WRITTEN REQUEST
Set down every entry word for word. Omit the pictures.

RECORDED DATA
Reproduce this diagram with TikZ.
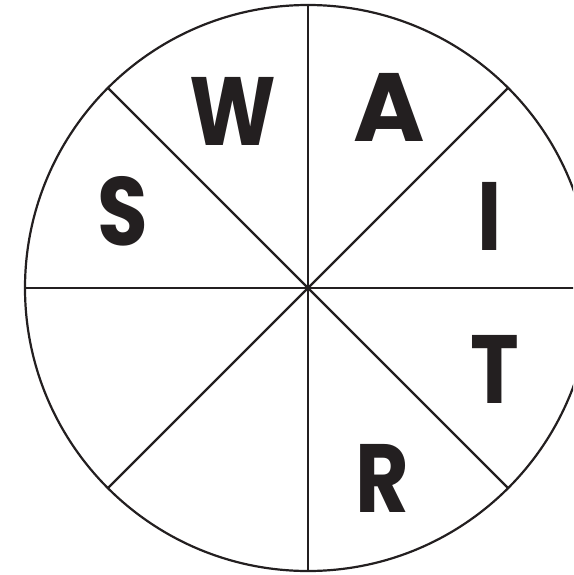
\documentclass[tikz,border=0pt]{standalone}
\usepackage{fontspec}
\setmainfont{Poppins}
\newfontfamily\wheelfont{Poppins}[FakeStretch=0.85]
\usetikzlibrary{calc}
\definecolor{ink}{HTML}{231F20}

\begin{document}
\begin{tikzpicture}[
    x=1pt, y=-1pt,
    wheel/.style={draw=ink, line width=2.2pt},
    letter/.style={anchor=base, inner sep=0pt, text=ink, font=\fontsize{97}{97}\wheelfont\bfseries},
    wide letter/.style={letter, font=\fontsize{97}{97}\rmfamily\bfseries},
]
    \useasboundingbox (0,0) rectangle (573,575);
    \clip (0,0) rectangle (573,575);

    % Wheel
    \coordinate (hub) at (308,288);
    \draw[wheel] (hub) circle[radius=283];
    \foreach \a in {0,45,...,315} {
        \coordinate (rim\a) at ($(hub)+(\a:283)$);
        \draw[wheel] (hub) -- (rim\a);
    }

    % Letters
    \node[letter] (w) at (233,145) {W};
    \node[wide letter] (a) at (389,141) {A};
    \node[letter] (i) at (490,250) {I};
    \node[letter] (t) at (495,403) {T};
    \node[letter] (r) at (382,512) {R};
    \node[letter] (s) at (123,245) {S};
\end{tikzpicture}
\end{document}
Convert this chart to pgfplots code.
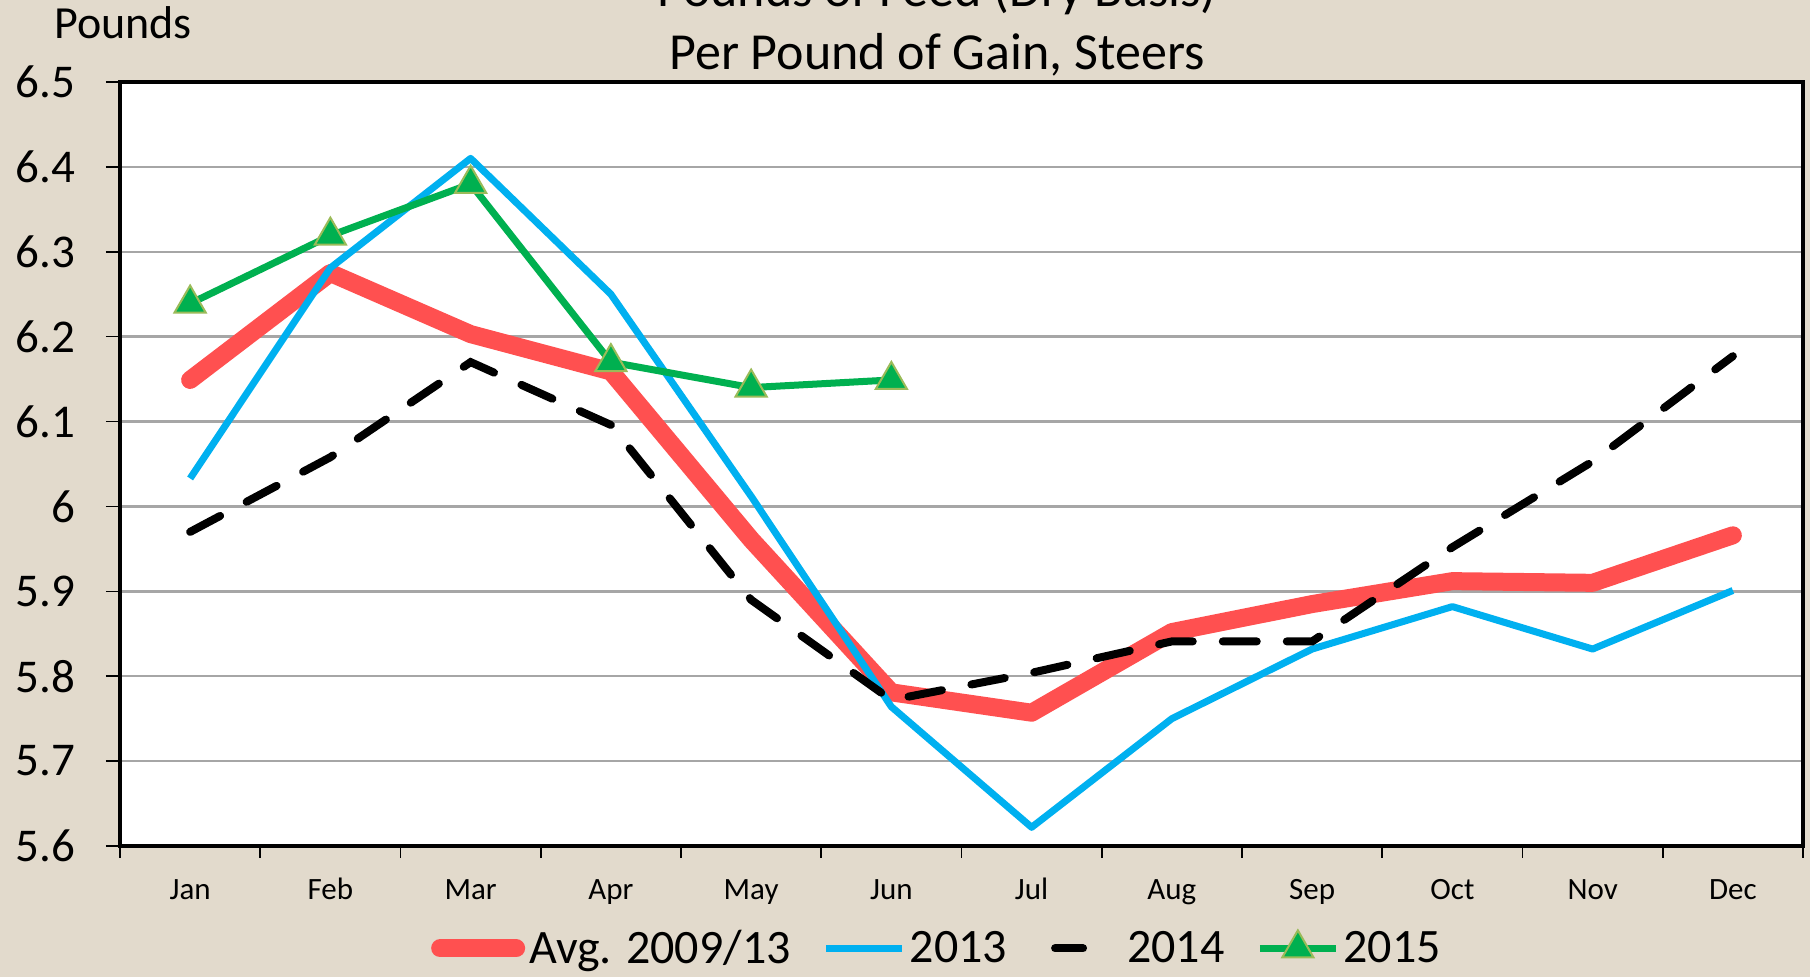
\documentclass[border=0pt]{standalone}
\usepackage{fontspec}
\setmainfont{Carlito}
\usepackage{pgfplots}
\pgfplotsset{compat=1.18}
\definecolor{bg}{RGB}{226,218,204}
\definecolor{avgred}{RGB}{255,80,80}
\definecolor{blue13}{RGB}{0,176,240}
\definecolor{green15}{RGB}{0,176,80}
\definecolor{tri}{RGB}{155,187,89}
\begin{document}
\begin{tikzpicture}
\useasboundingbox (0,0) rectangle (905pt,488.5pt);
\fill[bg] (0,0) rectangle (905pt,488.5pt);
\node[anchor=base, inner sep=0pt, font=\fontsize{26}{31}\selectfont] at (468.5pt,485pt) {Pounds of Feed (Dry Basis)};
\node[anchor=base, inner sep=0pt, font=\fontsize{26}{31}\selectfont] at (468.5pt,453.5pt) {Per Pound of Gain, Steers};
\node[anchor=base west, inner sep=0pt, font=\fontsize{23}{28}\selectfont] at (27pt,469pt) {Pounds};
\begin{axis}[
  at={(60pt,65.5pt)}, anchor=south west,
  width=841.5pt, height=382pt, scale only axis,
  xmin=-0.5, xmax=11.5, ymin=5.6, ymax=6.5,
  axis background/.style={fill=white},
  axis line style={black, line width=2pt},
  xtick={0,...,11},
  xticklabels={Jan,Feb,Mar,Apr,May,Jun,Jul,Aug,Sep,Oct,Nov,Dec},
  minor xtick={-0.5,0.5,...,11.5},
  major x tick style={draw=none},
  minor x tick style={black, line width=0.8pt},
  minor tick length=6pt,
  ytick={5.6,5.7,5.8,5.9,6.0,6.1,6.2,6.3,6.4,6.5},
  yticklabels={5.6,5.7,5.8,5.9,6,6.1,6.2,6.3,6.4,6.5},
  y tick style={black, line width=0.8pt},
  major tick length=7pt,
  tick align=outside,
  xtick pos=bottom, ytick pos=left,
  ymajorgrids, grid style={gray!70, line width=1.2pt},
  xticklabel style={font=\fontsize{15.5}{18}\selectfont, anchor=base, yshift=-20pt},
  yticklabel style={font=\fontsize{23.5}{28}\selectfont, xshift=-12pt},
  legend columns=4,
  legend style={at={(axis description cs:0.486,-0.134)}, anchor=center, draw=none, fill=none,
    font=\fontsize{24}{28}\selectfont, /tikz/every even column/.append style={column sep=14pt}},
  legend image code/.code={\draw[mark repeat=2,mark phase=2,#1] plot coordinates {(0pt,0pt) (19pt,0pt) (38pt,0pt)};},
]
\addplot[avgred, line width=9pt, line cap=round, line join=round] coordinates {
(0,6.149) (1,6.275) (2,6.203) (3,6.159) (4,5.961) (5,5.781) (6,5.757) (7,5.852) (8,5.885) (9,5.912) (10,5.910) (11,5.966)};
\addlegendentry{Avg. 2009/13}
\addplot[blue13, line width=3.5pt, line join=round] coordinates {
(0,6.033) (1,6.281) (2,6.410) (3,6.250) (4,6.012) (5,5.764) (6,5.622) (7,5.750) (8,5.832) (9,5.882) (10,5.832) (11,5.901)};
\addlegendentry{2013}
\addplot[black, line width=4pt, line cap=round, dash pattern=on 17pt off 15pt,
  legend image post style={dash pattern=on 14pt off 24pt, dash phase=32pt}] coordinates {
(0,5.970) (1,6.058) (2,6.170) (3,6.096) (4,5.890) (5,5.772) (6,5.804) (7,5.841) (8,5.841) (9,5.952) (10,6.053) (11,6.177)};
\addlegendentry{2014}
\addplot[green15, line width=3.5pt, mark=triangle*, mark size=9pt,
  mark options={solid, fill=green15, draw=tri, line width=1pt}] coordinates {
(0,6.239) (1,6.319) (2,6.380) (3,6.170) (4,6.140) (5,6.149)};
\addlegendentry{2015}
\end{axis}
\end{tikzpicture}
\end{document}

EXERCISE OUTPUT
Reproduce this diagram with TikZ.
\documentclass[tikz,border=0pt]{standalone}
\usepackage{fontspec}
\setmainfont{Poppins}
\newfontfamily\wheelfont{Poppins}[FakeStretch=0.85]
\usetikzlibrary{calc}
\definecolor{ink}{HTML}{231F20}

\begin{document}
\begin{tikzpicture}[
    x=1pt, y=-1pt,
    wheel/.style={draw=ink, line width=2.2pt},
    letter/.style={anchor=base, inner sep=0pt, text=ink, font=\fontsize{97}{97}\wheelfont\bfseries},
    wide letter/.style={letter, font=\fontsize{97}{97}\rmfamily\bfseries},
]
    \useasboundingbox (0,0) rectangle (573,575);
    \clip (0,0) rectangle (573,575);

    % Wheel
    \coordinate (hub) at (308,288);
    \draw[wheel] (hub) circle[radius=283];
    \foreach \a in {0,45,...,315} {
        \coordinate (rim\a) at ($(hub)+(\a:283)$);
        \draw[wheel] (hub) -- (rim\a);
    }

    % Letters
    \node[letter] (w) at (233,145) {W};
    \node[wide letter] (a) at (389,141) {A};
    \node[letter] (i) at (490,250) {I};
    \node[letter] (t) at (495,403) {T};
    \node[letter] (r) at (382,512) {R};
    \node[letter] (s) at (123,245) {S};
\end{tikzpicture}
\end{document}
Convert this chart to pgfplots code.
\documentclass[border=0pt]{standalone}
\usepackage{fontspec}
\setmainfont{Carlito}
\usepackage{pgfplots}
\pgfplotsset{compat=1.18}
\definecolor{bg}{RGB}{226,218,204}
\definecolor{avgred}{RGB}{255,80,80}
\definecolor{blue13}{RGB}{0,176,240}
\definecolor{green15}{RGB}{0,176,80}
\definecolor{tri}{RGB}{155,187,89}
\begin{document}
\begin{tikzpicture}
\useasboundingbox (0,0) rectangle (905pt,488.5pt);
\fill[bg] (0,0) rectangle (905pt,488.5pt);
\node[anchor=base, inner sep=0pt, font=\fontsize{26}{31}\selectfont] at (468.5pt,485pt) {Pounds of Feed (Dry Basis)};
\node[anchor=base, inner sep=0pt, font=\fontsize{26}{31}\selectfont] at (468.5pt,453.5pt) {Per Pound of Gain, Steers};
\node[anchor=base west, inner sep=0pt, font=\fontsize{23}{28}\selectfont] at (27pt,469pt) {Pounds};
\begin{axis}[
  at={(60pt,65.5pt)}, anchor=south west,
  width=841.5pt, height=382pt, scale only axis,
  xmin=-0.5, xmax=11.5, ymin=5.6, ymax=6.5,
  axis background/.style={fill=white},
  axis line style={black, line width=2pt},
  xtick={0,...,11},
  xticklabels={Jan,Feb,Mar,Apr,May,Jun,Jul,Aug,Sep,Oct,Nov,Dec},
  minor xtick={-0.5,0.5,...,11.5},
  major x tick style={draw=none},
  minor x tick style={black, line width=0.8pt},
  minor tick length=6pt,
  ytick={5.6,5.7,5.8,5.9,6.0,6.1,6.2,6.3,6.4,6.5},
  yticklabels={5.6,5.7,5.8,5.9,6,6.1,6.2,6.3,6.4,6.5},
  y tick style={black, line width=0.8pt},
  major tick length=7pt,
  tick align=outside,
  xtick pos=bottom, ytick pos=left,
  ymajorgrids, grid style={gray!70, line width=1.2pt},
  xticklabel style={font=\fontsize{15.5}{18}\selectfont, anchor=base, yshift=-20pt},
  yticklabel style={font=\fontsize{23.5}{28}\selectfont, xshift=-12pt},
  legend columns=4,
  legend style={at={(axis description cs:0.486,-0.134)}, anchor=center, draw=none, fill=none,
    font=\fontsize{24}{28}\selectfont, /tikz/every even column/.append style={column sep=14pt}},
  legend image code/.code={\draw[mark repeat=2,mark phase=2,#1] plot coordinates {(0pt,0pt) (19pt,0pt) (38pt,0pt)};},
]
\addplot[avgred, line width=9pt, line cap=round, line join=round] coordinates {
(0,6.149) (1,6.275) (2,6.203) (3,6.159) (4,5.961) (5,5.781) (6,5.757) (7,5.852) (8,5.885) (9,5.912) (10,5.910) (11,5.966)};
\addlegendentry{Avg. 2009/13}
\addplot[blue13, line width=3.5pt, line join=round] coordinates {
(0,6.033) (1,6.281) (2,6.410) (3,6.250) (4,6.012) (5,5.764) (6,5.622) (7,5.750) (8,5.832) (9,5.882) (10,5.832) (11,5.901)};
\addlegendentry{2013}
\addplot[black, line width=4pt, line cap=round, dash pattern=on 17pt off 15pt,
  legend image post style={dash pattern=on 14pt off 24pt, dash phase=32pt}] coordinates {
(0,5.970) (1,6.058) (2,6.170) (3,6.096) (4,5.890) (5,5.772) (6,5.804) (7,5.841) (8,5.841) (9,5.952) (10,6.053) (11,6.177)};
\addlegendentry{2014}
\addplot[green15, line width=3.5pt, mark=triangle*, mark size=9pt,
  mark options={solid, fill=green15, draw=tri, line width=1pt}] coordinates {
(0,6.239) (1,6.319) (2,6.380) (3,6.170) (4,6.140) (5,6.149)};
\addlegendentry{2015}
\end{axis}
\end{tikzpicture}
\end{document}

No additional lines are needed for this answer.